FRANKFORT, Ky. — With the rise of new leaders, lawmakers convened a legislative session on Tuesday amid hopes for cooperation in Kentucky’s split Legislature, where a Republican-controlled Senate and a Democratic majority in the House have been butting heads for more than a decade.
Manchester Republican Robert Stivers officially begins his duties as Senate president, having pledged to work cooperatively with House Democrats and Democratic Gov. Steve Beshear.
“I think there is an almost universal feeling that there is going to be more cooperation and unity,” said state Rep. Tom Riner, D-Louisville. “The way Stivers has described his leadership traits, the type of person he is, I think he will strive for harmony.”
The legislative session started at noon Tuesday and is scheduled to end on March 26.
Lawmakers are expected to deal with some tough issues, including reforming the state’s tax code and returning financial solvency to the pension plan for government retirees. The always-divisive issue of legislative redistricting also could be on the table, as could a push by Beshear to legalize casino-style gambling.
For the past year, lawmakers have been focused on the state’s pension system, trying to find a way to deal with a $33 billion unfunded liability. A legislative task force that spent months studying the issue recommended pumping in more money without saying where the money would come from.
Beshear said he wants lawmakers to pass a package of tax reforms. A group of experts appointed by Beshear to review the state’s tax code proposed a model late last year that would generate about $690 million a year in additional revenue.
Legislative leaders haven’t yet decided how to approach redistricting or gambling.
House Speaker Greg Stumbo, D-Prestonsburg, has said he wants to move as quickly as possible to redraw boundaries around legislative districts. Stivers said lawmakers aren’t rushed because the next round of legislative elections isn’t until 2014.
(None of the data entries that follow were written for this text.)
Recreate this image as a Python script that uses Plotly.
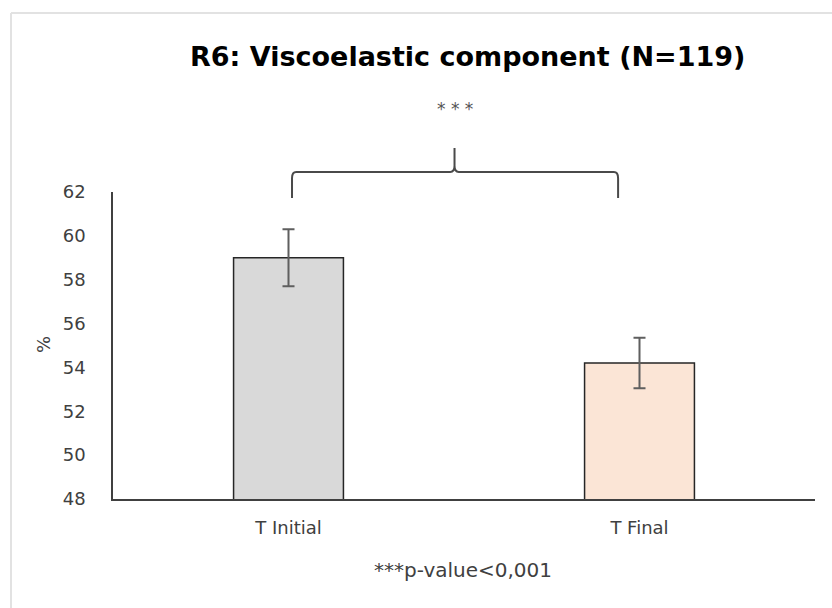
import plotly.graph_objects as go

categories = ["T Initial", "T Final"]
means = [59.0, 54.2]
errors = [1.3, 1.15]
bar_colors = ["#d9d9d9", "#fbe5d6"]
y_ticks = [48, 50, 52, 54, 56, 58, 60, 62]

title_text = "R6: Viscoelastic component (N=119)"
sig_text = "* * *"
footnote = "***p-value<0,001"

W, H = 832, 608
L, R, T, B = 113, 17, 192, 109
pw, ph = W - L - R, H - T - B
FONT = "DejaVu Sans"

def px_x(px):
    return (px - L) / pw

def px_y(py):
    return (H - B - py) / ph

fig = go.Figure()
fig.add_trace(go.Bar(
    x=categories, y=means,
    marker=dict(color=bar_colors, line=dict(color="#262626", width=1.5)),
    width=0.313,
    error_y=dict(type="data", array=errors, visible=True,
                 color="#5f5f5f", thickness=2, width=6),
    hoverinfo="skip",
))

# bracket (x in category units, y in paper)
x0, xc, x1 = 0.01, 0.473, 0.939
yb, yh, yt = px_y(198), px_y(172), px_y(148)
e = 0.012
ey = 0.02
path = (f"M {x0},{yb} L {x0},{yh-ey} Q {x0},{yh} {x0+e},{yh} "
        f"L {xc-e},{yh} Q {xc},{yh} {xc},{yh+ey} L {xc},{yt} "
        f"M {xc},{yh+ey} Q {xc},{yh} {xc+e},{yh} "
        f"L {x1-e},{yh} Q {x1},{yh} {x1},{yh-ey} L {x1},{yb}")
shapes = [
    dict(type="path", xref="x", yref="paper", path=path,
         line=dict(color="#4a4a4a", width=2)),
    # outer frame (top and left)
    dict(type="line", xref="paper", yref="paper",
         x0=px_x(11), x1=px_x(W + 5), y0=px_y(13), y1=px_y(13),
         line=dict(color="#e2e2e2", width=2)),
    dict(type="line", xref="paper", yref="paper",
         x0=px_x(11), x1=px_x(11), y0=px_y(13), y1=px_y(H + 5),
         line=dict(color="#e2e2e2", width=2)),
]

def ann(text, x, y, size, color, angle=0, family=FONT):
    return dict(text=text, xref="paper", yref="paper",
                x=px_x(x), y=px_y(y), xanchor="center", yanchor="middle",
                showarrow=False, textangle=angle,
                font=dict(family=family, size=size, color=color))

annotations = [
    ann(f"<b>{title_text}</b>", 467, 56, 27, "#000000"),
    ann(sig_text, 455, 109, 17, "#555555"),
    ann(footnote, 463, 570, 20, "#404040"),
    ann("%", 43, 345, 18, "#404040", angle=-90),
]

fig.update_layout(
    width=W, height=H,
    margin=dict(l=L, r=R, t=T, b=B, pad=0),
    paper_bgcolor="white", plot_bgcolor="white",
    showlegend=False,
    shapes=shapes, annotations=annotations,
    font=dict(family=FONT, size=18, color="#404040"),
)
fig.update_xaxes(
    showline=True, linecolor="#404040", linewidth=1.5,
    showgrid=False, ticks="", ticklabelstandoff=12,
    tickfont=dict(family=FONT, size=18, color="#404040"),
    range=[-0.5, 1.5], fixedrange=True,
)
fig.update_yaxes(
    range=[48, 62], tickvals=y_ticks,
    showline=True, linecolor="#404040", linewidth=1.5,
    showgrid=False, zeroline=False, ticks="", ticklabelstandoff=22,
    tickfont=dict(family=FONT, size=18, color="#404040"),
    fixedrange=True,
)

fig.write_html("out.html")
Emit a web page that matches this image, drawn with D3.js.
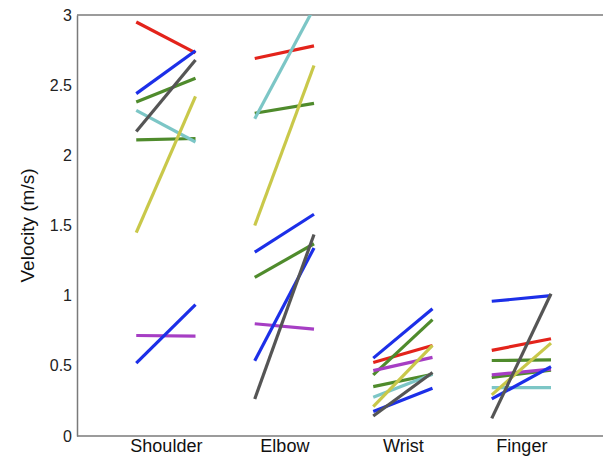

A legislative redistricting plan approved last year was later rejected by the Kentucky Supreme Court. Justices found that the districts were not balanced by population and had to be reworked to comply with the “one person, one vote” mandate in federal and state law.
Beshear is proposing that lawmakers consider a constitutional amendment that would legalize casino-style gambling. It’s a proposal that has been introduced every year since he took office in 2007, but has never garnered enough support to pass.